Tuesday, April 18, 2017

Thoughts on Healthy Living

Entering my 28th year (thanks for all the birthday love, by the way!), I've been reflecting a lot more on health and wellness and just kind of checking in on where I am with that.  I'm currently the heaviest I've ever been in my life.  Now, I know that there's a big push to not define yourself by your dress size or the scale, and to love your curves, but I unfortunately do not personally believe in loving my own curves when they are the direct result of overindulging in things that are not inherently good for me.  I can jump on board the ship that proclaims that we shouldn't body shame and shouldn't make others feel bad who aren't thin, but for myself, I know where my curves come from and I know what pushes me up a dress size.  It's a direct result of what I put into my body and how I move (or don't move) from day to day.

I wanted to ring in my birthday yesterday doing something active-- Scott has been wanting to try hot yoga (as have I), but I didn't feel hydrated enough yesterday and didn't want to have a terrible first experience that prevented me from ever trying again.  So instead, we went on a 30 minute bike ride on the Monon Trail.  It was by no means the longest or most vigorous ride, but I was craving movement.  This weekend involved a lot of movement, actually.  With my siblings in town, I started running again, went on long walks on the Monon, and chose walking over driving to several places.  Spring weather helps with that, too, creating a desire in me to be outside and to be in the sunlight.

Even though we were active yesterday, I still ate a pretty carb-loaded lunch, "treating" myself to a Dr. Pepper (which made me feel so bloated and sick afterwards), and indulged in both cake AND a cupcake.  All that to celebrate another year of life--all that to cause me to wonder, as I celebrate, am I actually celebrating with things that may shorten my life?

A friend from work recently went on a trip to Ikaria to study one of the Blue Zones of the world and introduced me to what the Blue Zones are.  Since then, I am fascinated and have ordered two books (one of which is a cookbook) and researched multiple articles about the Blue Zones.  The Blue Zones are regions of the world where there are a high population of individuals who live statistically longer lives than the rest of the world.  The current identified Blue Zones include Loma Linda, CA; Ikaria, Greece; Sardinia, Italy; Nikoya, Costa Rica; and Okinawa, Japan.  What kinds of things are characteristic of those who live in Blue Zones? Plant-based diets, naturally active lives, large focus on family, avoiding smoking, engagement in faith life and social life, and stress reduction/lack of focus on time and planning.  Doesn't that sound wonderful?  It sounds so easy, yet when I think about my typical American lifestlye, I participate in very few of those activities.  I eat meat, carbs, and sugar.  I stress-eat every single day (even if it's something healthy). I spend most days sitting, doing homework, being still, and perhaps spend 30-60 minutes per day moving.  I have a moderate faith life-- I could always do better with this.  My family is far from me but when I am near them I love being around them.  And my attention to the clock, planning things out, and feeling an overall feeling of anxiety about how I spend my days is pretty alarming.  I am aware of it but don't know how to change it.

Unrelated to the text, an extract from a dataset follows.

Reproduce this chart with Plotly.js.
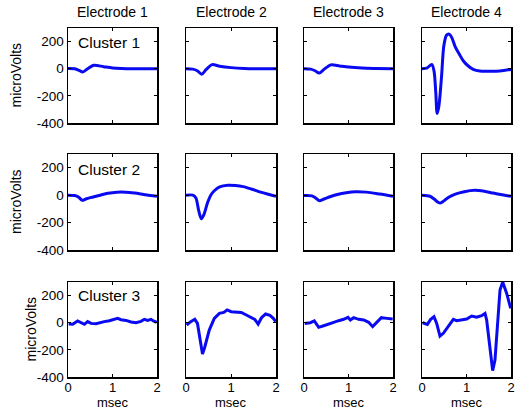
<!DOCTYPE html>
<html>
<head>
<meta charset="utf-8">
<script src="https://cdn.plot.ly/plotly-3.0.1.min.js"></script>
<style>
html,body{margin:0;padding:0;background:#fff;}
#chart{width:516px;height:411px;}
</style>
</head>
<body>
<div id="chart"></div>
<script>
// ---- data (time in msec, amplitude in microVolts) ----
var electrodes = ["Electrode 1", "Electrode 2", "Electrode 3", "Electrode 4"];
var clusters = ["Cluster 1", "Cluster 2", "Cluster 3"];
var xTicks = [0, 1, 2];
var yTicks = [-400, -200, 0, 200];

var c1e1_t = [0, 0.15, 0.25, 0.33, 0.45, 0.58, 0.8, 1.0, 1.2, 1.5, 2.0];
var c1e1_v = [2, 0, -12, -25, 2, 25, 15, 6, 2, 0, -1];
var c1e2_t = [0, 0.15, 0.25, 0.35, 0.45, 0.58, 0.75, 1.0, 1.3, 1.6, 2.0];
var c1e2_v = [0, -3, -15, -40, -5, 30, 18, 8, 2, 0, 0];
var c1e3_t = [0, 0.15, 0.25, 0.34, 0.45, 0.6, 0.8, 1.0, 1.3, 1.6, 2.0];
var c1e3_v = [0, -3, -15, -32, -5, 28, 20, 12, 5, 2, 0];
var c1e4_t = [0, 0.12, 0.22, 0.27, 0.31, 0.34, 0.38, 0.44, 0.49, 0.55, 0.61, 0.67, 0.74, 0.84, 0.93, 1.04, 1.15, 1.3, 1.53, 1.75, 2.0];
var c1e4_v = [0, 7, 32, -17, -176, -330, -275, -54, 167, 246, 255, 229, 167, 106, 57, 20, -5, -17, -18, -16, -5];

var c2e1_t = [0, 0.15, 0.24, 0.32, 0.4, 0.5, 0.7, 0.9, 1.1, 1.3, 1.5, 1.7, 1.85, 2.0];
var c2e1_v = [0, -3, -15, -38, -28, -18, -2, 14, 22, 22, 15, 5, -2, -8];
var c2e2_t = [0, 0.15, 0.22, 0.28, 0.34, 0.4, 0.48, 0.56, 0.63, 0.75, 0.93, 1.1, 1.27, 1.45, 1.68, 1.85, 2.0];
var c2e2_v = [0, 0, -20, -110, -172, -140, -54, 5, 32, 60, 72, 70, 62, 45, 20, 5, -9];
var c2e3_t = [0, 0.18, 0.26, 0.34, 0.45, 0.6, 0.75, 0.95, 1.16, 1.4, 1.7, 2.0];
var c2e3_v = [-3, -5, -20, -40, -28, -10, 5, 18, 25, 22, 8, -8];
var c2e4_t = [0, 0.18, 0.28, 0.36, 0.41, 0.5, 0.6, 0.75, 0.95, 1.18, 1.4, 1.6, 1.8, 2.0];
var c2e4_v = [0, -8, -30, -52, -58, -40, -15, 8, 25, 35, 28, 15, 3, -9];

var c3e1_t = [0.015, 0.105, 0.217, 0.292, 0.367, 0.442, 0.517, 0.629, 0.704, 0.816, 0.929, 1.041, 1.116, 1.191, 1.303, 1.416, 1.528, 1.64, 1.715, 1.79, 1.865, 1.918, 1.993];
var c3e1_v = [-10, -12, 13, 0, -12, 8, -5, -7, 0, 8, 15, 25, 32, 22, 17, 5, 0, 10, 25, 17, 25, 13, 3];
var c3e2_t = [0.015, 0.105, 0.195, 0.255, 0.315, 0.367, 0.419, 0.517, 0.629, 0.742, 0.839, 0.914, 1.004, 1.116, 1.228, 1.341, 1.453, 1.528, 1.603, 1.678, 1.768, 1.865, 1.94, 1.993];
var c3e2_v = [-17, 8, 25, -5, -127, -231, -177, -54, 32, 69, 76, 94, 81, 81, 76, 57, 40, 25, -10, 37, 64, 54, 32, 8];
var c3e3_t = [0.015, 0.142, 0.232, 0.33, 0.442, 0.554, 0.667, 0.779, 0.891, 0.989, 1.041, 1.116, 1.228, 1.341, 1.453, 1.543, 1.64, 1.738, 1.865, 1.993];
var c3e3_v = [-5, 0, 13, -34, -22, -12, 3, 15, 25, 40, 20, 37, 25, 20, 3, -29, 8, 37, 32, 27];
var c3e4_t = [0.015, 0.12, 0.195, 0.27, 0.33, 0.404, 0.479, 0.592, 0.704, 0.779, 0.891, 1.004, 1.116, 1.228, 1.341, 1.416, 1.453, 1.506, 1.551, 1.588, 1.64, 1.693, 1.753, 1.813, 1.903, 1.993];
var c3e4_v = [0, -12, 25, 44, -5, -98, -78, -24, 25, 15, 20, 27, 49, 40, 52, 69, 20, -127, -275, -353, -275, -5, 241, 300, 216, 106];

var panels = [
  [c1e1_t, c1e1_v], [c1e2_t, c1e2_v], [c1e3_t, c1e3_v], [c1e4_t, c1e4_v],
  [c2e1_t, c2e1_v], [c2e2_t, c2e2_v], [c2e3_t, c2e3_v], [c2e4_t, c2e4_v],
  [c3e1_t, c3e1_v], [c3e2_t, c3e2_v], [c3e3_t, c3e3_v], [c3e4_t, c3e4_v]
];

// ---- layout geometry (pixels) ----
var W = 516, H = 411;
var colPx = [[68, 157], [186, 276], [304, 393], [422, 511]];
var rowPx = [[28, 123], [154, 250], [282, 377]];
var FONT = "Liberation Sans, Arial, Helvetica, sans-serif";

var traces = [];
var layout = {
  width: W, height: H,
  margin: {l: 0, r: 0, t: 0, b: 0},
  paper_bgcolor: "#ffffff",
  plot_bgcolor: "#ffffff",
  showlegend: false,
  font: {family: FONT, size: 13, color: "#000"},
  annotations: []
};

panels.forEach(function (p, i) {
  var r = Math.floor(i / 4), c = i % 4;
  var n = i + 1;
  var xa = "x" + (n === 1 ? "" : n), ya = "y" + (n === 1 ? "" : n);
  traces.push({
    x: p[0], y: p[1], type: "scatter", mode: "lines",
    xaxis: xa, yaxis: ya,
    line: {color: "#0a0af0", width: 3, shape: r < 2 ? "spline" : "linear", smoothing: 0.8},
    hoverinfo: "skip"
  });
  var common = {
    showline: true, mirror: "ticks", linecolor: "#000", linewidth: 1.5,
    ticks: "inside", ticklen: 3, tickwidth: 1, tickcolor: "#000",
    showgrid: false, zeroline: false, fixedrange: true,
    tickfont: {family: FONT, size: 13.5, color: "#000"}
  };
  layout["xaxis" + (n === 1 ? "" : n)] = Object.assign({}, common, {
    domain: [colPx[c][0] / W, colPx[c][1] / W],
    anchor: ya, range: [0, 2], tickvals: xTicks, ticktext: xTicks.map(String),
    showticklabels: r === 2, ticklabelstandoff: -2,
    tickfont: {family: FONT, size: 13, color: "#000"}
  });
  layout["yaxis" + (n === 1 ? "" : n)] = Object.assign({}, common, {
    domain: [1 - rowPx[r][1] / H, 1 - rowPx[r][0] / H],
    anchor: xa, range: [-400, 300], tickvals: yTicks, ticktext: yTicks.map(String),
    showticklabels: c === 0
  });
});

function ann(text, px, py, opts) {
  return Object.assign({
    text: text, xref: "paper", yref: "paper",
    x: px / W, y: 1 - py / H, showarrow: false,
    xanchor: "center", yanchor: "middle",
    font: {family: FONT, size: 14, color: "#000"}
  }, opts || {});
}

electrodes.forEach(function (e, c) {
  layout.annotations.push(ann(e, (colPx[c][0] + colPx[c][1]) / 2, 12));
  layout.annotations.push(ann("msec", (colPx[c][0] + colPx[c][1]) / 2, 411, {yanchor: "bottom", borderpad: 0, font: {family: FONT, size: 13, color: "#000"}}));
});
var mvX = [16, 16, 30];
clusters.forEach(function (cl, r) {
  layout.annotations.push(ann(cl, 76, rowPx[r][0] + (r === 2 ? 13 : 15), {xanchor: "left", font: {family: FONT, size: 15.5, color: "#000"}}));
  layout.annotations.push(ann("microVolts", mvX[r], (rowPx[r][0] + rowPx[r][1]) / 2, {textangle: -90}));
});

Plotly.newPlot("chart", traces, layout, {staticPlot: true, displayModeBar: false});
</script>
</body>
</html>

I always thought that Scott and I would be carnivores for life.  Scott's family has always been involved in animal agriculture (is this a real term? Not sure), and he's always a huge meat-lover.  But we've been talking about the Blue Zones and a lot of health-related evidence lately, and the other day he mentioned testing the waters of vegetarianism.  I raised my eyebrows and pounced on the opportunity to commit to this.  We're still processing what this will look like-- we may lean more towards pescatarian than vegetarian, but we plan to have meat occasionally when we go out or when we're at the houses of family members.  We're just going to try to ease into this and see how it goes.  Because I don't want to keep eating the way I eat, feeling the way I feel, and wondering if I could be doing more for my health.  I'm also very much wanting to move more.  I don't want to allow grad school to keep me pinned to my desk chair or couch every day.  I want to run, walk, bike, and move.

And as I pursue a degree as an adult gerontology nurse practitioner and specialize in aging well, I want to be a role model for those I work with.  And I want to learn from them, too.  Learn how they live healthy lifestyles or how they have aged well.

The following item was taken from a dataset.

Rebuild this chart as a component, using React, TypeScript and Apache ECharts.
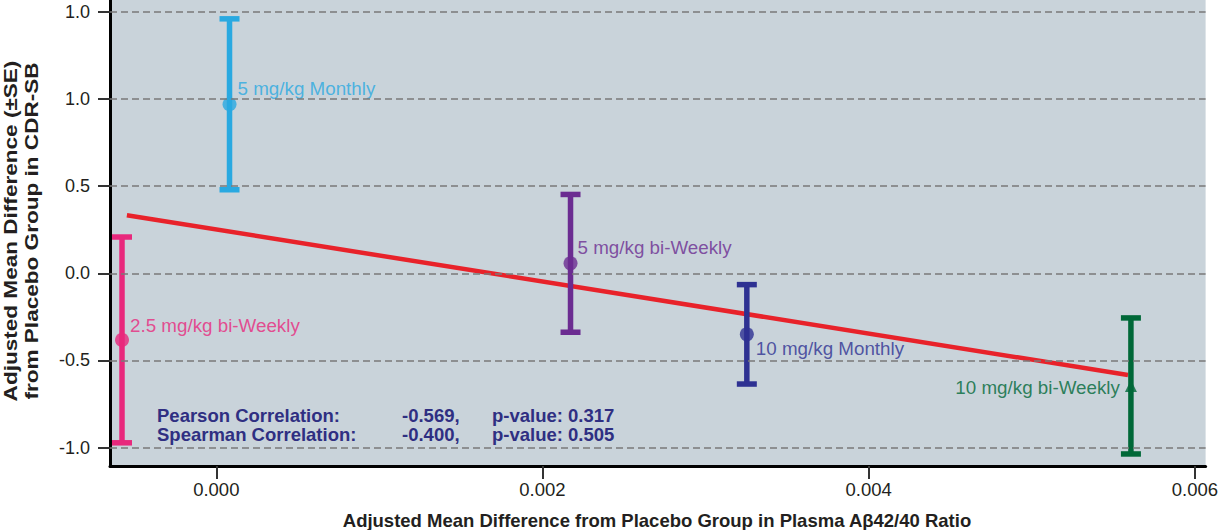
import React, { useEffect, useRef } from "react";
import * as echarts from "echarts";

// ---- data ----
const groups = ["2.5 mg/kg bi-Weekly", "5 mg/kg Monthly", "5 mg/kg bi-Weekly", "10 mg/kg Monthly", "10 mg/kg bi-Weekly"];
const plasmaDiff = [-0.000578, 0.0000812, 0.002172, 0.003253, 0.005608];
const cdrDiff = [-0.382, 0.969, 0.057, -0.35, -0.646];
const cdrSE = [0.59, 0.49, 0.395, 0.285, 0.39];
const regX = [-0.000548, 0.00559];
const regY = [0.333, -0.583];
const xTickValues = [0, 0.002, 0.004, 0.006];
const yTickValues = [-1, -0.5, 0, 0.5, 1, 1.5];
const yTickLabels = ["-1.0", "-0.5", "0.0", "0.5", "1.0", "1.0"];
const corrRows = [
  ["Pearson Correlation:", "-0.569,", "p-value: 0.317"],
  ["Spearman Correlation:", "-0.400,", "p-value: 0.505"],
];
const xTitle = "Adjusted Mean Difference from Placebo Group in Plasma A\u03b242/40 Ratio";
const yTitle = ["Adjusted Mean Difference (\u00b1SE)", "from Placebo Group in CDR-SB"];

// ---- styles ----
const colors = ["#E8287C", "#29A9E1", "#6B2C91", "#2E3192", "#006838"];
const symbols = ["circle", "circle", "circle", "circle", "triangle"];
const labelPos = ["right", "right", "right", "right", "left"];
const labelDist = [1, 1, 0, 2, 5];
const labelOffY = [-14, -16, -16, 14, 2];
const FONT = "'Liberation Sans', Arial, Helvetica, sans-serif";
const TEXT = "#231F20";

export default function App() {
  const ref = useRef<HTMLDivElement>(null);
  useEffect(() => {
    if (!ref.current) return;
    const chart = echarts.init(ref.current, null, { renderer: "svg" });
    const scatterData = groups.map((g, i) => ({
      name: g,
      value: [plasmaDiff[i], cdrDiff[i]],
      symbol: symbols[i],
      symbolSize: symbols[i] === "triangle" ? 12 : 14,
      itemStyle: { color: colors[i] },
      label: {
        show: true,
        formatter: g,
        position: labelPos[i],
        distance: labelDist[i],
        offset: [0, labelOffY[i]],
        color: colors[i],
        fontSize: 18.8,
        fontFamily: FONT,
      },
    }));
    const barData = groups.map((g, i) => [plasmaDiff[i], cdrDiff[i] - cdrSE[i], cdrDiff[i] + cdrSE[i]]);
    const option: any = {
      animation: false,
      backgroundColor: "#ffffff",
      textStyle: { fontFamily: FONT },
      grid: {
        left: 110, right: 11, top: 0, bottom: 64,
        show: true, backgroundColor: "#C9D3DA", borderWidth: 0,
      },
      xAxis: {
        type: "value",
        min: -0.0006516,
        max: 0.006066,
        splitLine: { show: false },
        axisLine: { show: true, onZero: false, lineStyle: { color: "#000", width: 3 } },
        axisTick: { show: true, length: 13, customValues: xTickValues, lineStyle: { color: "#333", width: 2 } },
        axisLabel: {
          customValues: xTickValues,
          formatter: (v: number) => v.toFixed(3),
          margin: 14, fontSize: 18.5, color: TEXT, fontFamily: FONT,
        },
      },
      yAxis: {
        type: "value",
        min: -1.105,
        max: 1.567,
        splitLine: { show: false },
        axisLine: { show: true, onZero: false, lineStyle: { color: "#000", width: 3 } },
        axisTick: { show: true, length: 12, customValues: yTickValues, lineStyle: { color: "#333", width: 2 } },
        axisLabel: {
          customValues: yTickValues,
          formatter: (v: number) => {
            const idx = yTickValues.findIndex((t) => Math.abs(t - v) < 1e-9);
            return idx >= 0 ? yTickLabels[idx] : "";
          },
          margin: 20, fontSize: 18, color: TEXT, fontFamily: FONT,
        },
      },
      series: [
        {
          type: "line",
          data: [],
          silent: true,
          z: 1,
          markLine: {
            silent: true,
            symbol: ["none", "none"],
            label: { show: false },
            lineStyle: { color: "#7A7A7A", width: 1.5, type: [7, 4] },
            data: yTickValues.map((v) => ({ yAxis: v })),
          },
        },
        {
          type: "line",
          data: regX.map((x, i) => [x, regY[i]]),
          symbol: "none",
          lineStyle: { color: "#E8222A", width: 4.5 },
          z: 2,
        },
        {
          type: "custom",
          z: 3,
          data: barData,
          renderItem: (params: any, api: any) => {
            const x = api.value(0);
            const lo = api.value(1);
            const hi = api.value(2);
            const top = api.coord([x, hi]);
            const bot = api.coord([x, lo]);
            const c = colors[params.dataIndex];
            const half = 10;
            const st = { stroke: c, lineWidth: 5.5 };
            return {
              type: "group",
              children: [
                { type: "line", shape: { x1: top[0], y1: top[1], x2: bot[0], y2: bot[1] }, style: st },
                { type: "line", shape: { x1: top[0] - half, y1: top[1], x2: top[0] + half, y2: top[1] }, style: st },
                { type: "line", shape: { x1: bot[0] - half, y1: bot[1], x2: bot[0] + half, y2: bot[1] }, style: st },
              ],
            };
          },
        },
        {
          type: "scatter",
          z: 4,
          data: scatterData,
        },
      ],
      graphic: [
        {
          type: "text", x: 657, y: 520, silent: true,
          style: { text: xTitle, fontSize: 18.5, fontWeight: "bold", fontFamily: FONT, fill: TEXT, align: "center", verticalAlign: "middle" },
        },
        {
          type: "text", x: 10, y: 231, rotation: Math.PI / 2, scaleX: 1.22, silent: true,
          style: { text: yTitle[0], fontSize: 18.5, fontWeight: "bold", fontFamily: FONT, fill: TEXT, align: "center", verticalAlign: "middle" },
        },
        {
          type: "text", x: 31, y: 231, rotation: Math.PI / 2, scaleX: 1.22, silent: true,
          style: { text: yTitle[1], fontSize: 18.5, fontWeight: "bold", fontFamily: FONT, fill: TEXT, align: "center", verticalAlign: "middle" },
        },
        ...corrRows.flatMap((row, r) =>
          row.map((t, c) => ({
            type: "text", x: [157, 402, 492][c], y: 415 + r * 19.5, silent: true,
            style: { text: t, fontSize: 18.5, fontWeight: "bold", fontFamily: FONT, fill: "#2F2F82", align: "left", verticalAlign: "middle" },
          }))
        ),
      ],
    };
    chart.setOption(option);
    return () => chart.dispose();
  }, []);
  return <div ref={ref} style={{ position: "fixed", left: 0, top: 0, width: 1221, height: 530 }} />;
}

How do you pursue a healthy lifestyle?  What things help you stay motivated?  What struggles do you have?  I would love to hear from friends who are thinking about this.


1 comment:

  1. Hello to one of my favorite humans! Your honesty and humility are two of the most refreshing things about you. I hear exactly what you're saying and I cheer you on from DC! Less stress is so so so important. I find that dogs are so helpful in helping me achieve this. They want exercise, and petting them releases the best oxytocins!